■ What is asked
Go through the material and write it all out exactly, minus the pictures.

■ Source material
%%

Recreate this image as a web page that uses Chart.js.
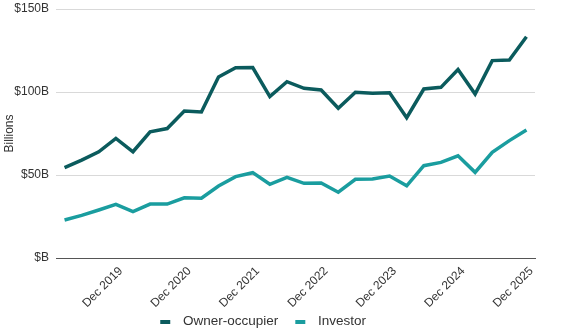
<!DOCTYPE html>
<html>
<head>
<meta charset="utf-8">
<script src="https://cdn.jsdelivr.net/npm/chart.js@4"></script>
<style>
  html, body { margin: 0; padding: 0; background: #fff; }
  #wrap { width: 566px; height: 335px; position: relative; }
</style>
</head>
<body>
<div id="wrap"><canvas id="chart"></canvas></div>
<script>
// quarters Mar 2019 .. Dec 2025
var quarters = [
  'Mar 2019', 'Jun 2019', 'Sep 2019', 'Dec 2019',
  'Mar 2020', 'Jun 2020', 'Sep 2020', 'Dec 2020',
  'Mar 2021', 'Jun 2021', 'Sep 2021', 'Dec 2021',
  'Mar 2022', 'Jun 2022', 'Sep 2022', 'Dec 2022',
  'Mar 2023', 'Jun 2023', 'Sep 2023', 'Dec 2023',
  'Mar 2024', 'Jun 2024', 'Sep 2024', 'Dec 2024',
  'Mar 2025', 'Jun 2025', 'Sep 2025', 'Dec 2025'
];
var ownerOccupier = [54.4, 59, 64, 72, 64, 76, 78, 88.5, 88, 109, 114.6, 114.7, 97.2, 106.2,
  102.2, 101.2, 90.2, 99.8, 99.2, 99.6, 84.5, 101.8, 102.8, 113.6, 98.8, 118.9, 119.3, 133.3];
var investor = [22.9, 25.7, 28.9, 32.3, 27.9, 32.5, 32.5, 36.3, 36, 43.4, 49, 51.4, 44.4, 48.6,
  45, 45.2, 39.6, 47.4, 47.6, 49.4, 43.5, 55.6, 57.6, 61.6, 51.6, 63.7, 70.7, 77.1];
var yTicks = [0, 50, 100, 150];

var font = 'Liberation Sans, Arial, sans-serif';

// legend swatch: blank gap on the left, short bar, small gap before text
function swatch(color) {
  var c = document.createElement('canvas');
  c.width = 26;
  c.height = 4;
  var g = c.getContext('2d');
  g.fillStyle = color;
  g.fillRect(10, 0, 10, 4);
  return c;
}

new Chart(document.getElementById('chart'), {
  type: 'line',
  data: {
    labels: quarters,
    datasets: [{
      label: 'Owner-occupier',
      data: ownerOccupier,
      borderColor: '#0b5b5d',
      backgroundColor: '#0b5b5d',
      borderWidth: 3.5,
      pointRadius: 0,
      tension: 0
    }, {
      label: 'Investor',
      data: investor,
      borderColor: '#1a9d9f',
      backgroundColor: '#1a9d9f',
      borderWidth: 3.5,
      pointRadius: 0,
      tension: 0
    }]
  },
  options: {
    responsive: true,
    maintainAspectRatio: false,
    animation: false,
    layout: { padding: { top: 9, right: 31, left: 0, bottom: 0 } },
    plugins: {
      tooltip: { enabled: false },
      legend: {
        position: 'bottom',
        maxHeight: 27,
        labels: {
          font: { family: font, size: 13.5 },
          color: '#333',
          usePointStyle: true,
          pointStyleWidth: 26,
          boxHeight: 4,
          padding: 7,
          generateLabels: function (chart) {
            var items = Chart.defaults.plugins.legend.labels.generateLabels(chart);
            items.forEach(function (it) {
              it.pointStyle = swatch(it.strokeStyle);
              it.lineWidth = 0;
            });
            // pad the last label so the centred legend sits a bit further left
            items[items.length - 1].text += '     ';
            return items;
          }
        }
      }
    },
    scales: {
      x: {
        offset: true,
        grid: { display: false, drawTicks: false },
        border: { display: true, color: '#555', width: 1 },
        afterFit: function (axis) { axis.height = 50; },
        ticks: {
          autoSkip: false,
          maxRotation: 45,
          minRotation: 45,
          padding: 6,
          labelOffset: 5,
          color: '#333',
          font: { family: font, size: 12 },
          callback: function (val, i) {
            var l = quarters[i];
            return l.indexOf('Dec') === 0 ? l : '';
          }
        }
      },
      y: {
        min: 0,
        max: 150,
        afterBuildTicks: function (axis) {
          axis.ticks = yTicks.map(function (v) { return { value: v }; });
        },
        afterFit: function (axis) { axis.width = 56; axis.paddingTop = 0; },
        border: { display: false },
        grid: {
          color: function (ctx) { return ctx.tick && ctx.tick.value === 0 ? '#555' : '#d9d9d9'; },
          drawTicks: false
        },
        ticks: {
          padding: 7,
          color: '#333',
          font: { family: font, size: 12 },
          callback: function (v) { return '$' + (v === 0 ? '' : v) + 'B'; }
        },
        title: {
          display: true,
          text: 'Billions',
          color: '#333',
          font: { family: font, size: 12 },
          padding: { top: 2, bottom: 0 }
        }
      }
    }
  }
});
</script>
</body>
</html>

%%

■ Task output
Recreate this image as a web page that uses Chart.js.
<!DOCTYPE html>
<html>
<head>
<meta charset="utf-8">
<script src="https://cdn.jsdelivr.net/npm/chart.js@4"></script>
<style>
  html, body { margin: 0; padding: 0; background: #fff; }
  #wrap { width: 566px; height: 335px; position: relative; }
</style>
</head>
<body>
<div id="wrap"><canvas id="chart"></canvas></div>
<script>
// quarters Mar 2019 .. Dec 2025
var quarters = [
  'Mar 2019', 'Jun 2019', 'Sep 2019', 'Dec 2019',
  'Mar 2020', 'Jun 2020', 'Sep 2020', 'Dec 2020',
  'Mar 2021', 'Jun 2021', 'Sep 2021', 'Dec 2021',
  'Mar 2022', 'Jun 2022', 'Sep 2022', 'Dec 2022',
  'Mar 2023', 'Jun 2023', 'Sep 2023', 'Dec 2023',
  'Mar 2024', 'Jun 2024', 'Sep 2024', 'Dec 2024',
  'Mar 2025', 'Jun 2025', 'Sep 2025', 'Dec 2025'
];
var ownerOccupier = [54.4, 59, 64, 72, 64, 76, 78, 88.5, 88, 109, 114.6, 114.7, 97.2, 106.2,
  102.2, 101.2, 90.2, 99.8, 99.2, 99.6, 84.5, 101.8, 102.8, 113.6, 98.8, 118.9, 119.3, 133.3];
var investor = [22.9, 25.7, 28.9, 32.3, 27.9, 32.5, 32.5, 36.3, 36, 43.4, 49, 51.4, 44.4, 48.6,
  45, 45.2, 39.6, 47.4, 47.6, 49.4, 43.5, 55.6, 57.6, 61.6, 51.6, 63.7, 70.7, 77.1];
var yTicks = [0, 50, 100, 150];

var font = 'Liberation Sans, Arial, sans-serif';

// legend swatch: blank gap on the left, short bar, small gap before text
function swatch(color) {
  var c = document.createElement('canvas');
  c.width = 26;
  c.height = 4;
  var g = c.getContext('2d');
  g.fillStyle = color;
  g.fillRect(10, 0, 10, 4);
  return c;
}

new Chart(document.getElementById('chart'), {
  type: 'line',
  data: {
    labels: quarters,
    datasets: [{
      label: 'Owner-occupier',
      data: ownerOccupier,
      borderColor: '#0b5b5d',
      backgroundColor: '#0b5b5d',
      borderWidth: 3.5,
      pointRadius: 0,
      tension: 0
    }, {
      label: 'Investor',
      data: investor,
      borderColor: '#1a9d9f',
      backgroundColor: '#1a9d9f',
      borderWidth: 3.5,
      pointRadius: 0,
      tension: 0
    }]
  },
  options: {
    responsive: true,
    maintainAspectRatio: false,
    animation: false,
    layout: { padding: { top: 9, right: 31, left: 0, bottom: 0 } },
    plugins: {
      tooltip: { enabled: false },
      legend: {
        position: 'bottom',
        maxHeight: 27,
        labels: {
          font: { family: font, size: 13.5 },
          color: '#333',
          usePointStyle: true,
          pointStyleWidth: 26,
          boxHeight: 4,
          padding: 7,
          generateLabels: function (chart) {
            var items = Chart.defaults.plugins.legend.labels.generateLabels(chart);
            items.forEach(function (it) {
              it.pointStyle = swatch(it.strokeStyle);
              it.lineWidth = 0;
            });
            // pad the last label so the centred legend sits a bit further left
            items[items.length - 1].text += '     ';
            return items;
          }
        }
      }
    },
    scales: {
      x: {
        offset: true,
        grid: { display: false, drawTicks: false },
        border: { display: true, color: '#555', width: 1 },
        afterFit: function (axis) { axis.height = 50; },
        ticks: {
          autoSkip: false,
          maxRotation: 45,
          minRotation: 45,
          padding: 6,
          labelOffset: 5,
          color: '#333',
          font: { family: font, size: 12 },
          callback: function (val, i) {
            var l = quarters[i];
            return l.indexOf('Dec') === 0 ? l : '';
          }
        }
      },
      y: {
        min: 0,
        max: 150,
        afterBuildTicks: function (axis) {
          axis.ticks = yTicks.map(function (v) { return { value: v }; });
        },
        afterFit: function (axis) { axis.width = 56; axis.paddingTop = 0; },
        border: { display: false },
        grid: {
          color: function (ctx) { return ctx.tick && ctx.tick.value === 0 ? '#555' : '#d9d9d9'; },
          drawTicks: false
        },
        ticks: {
          padding: 7,
          color: '#333',
          font: { family: font, size: 12 },
          callback: function (v) { return '$' + (v === 0 ? '' : v) + 'B'; }
        },
        title: {
          display: true,
          text: 'Billions',
          color: '#333',
          font: { family: font, size: 12 },
          padding: { top: 2, bottom: 0 }
        }
      }
    }
  }
});
</script>
</body>
</html>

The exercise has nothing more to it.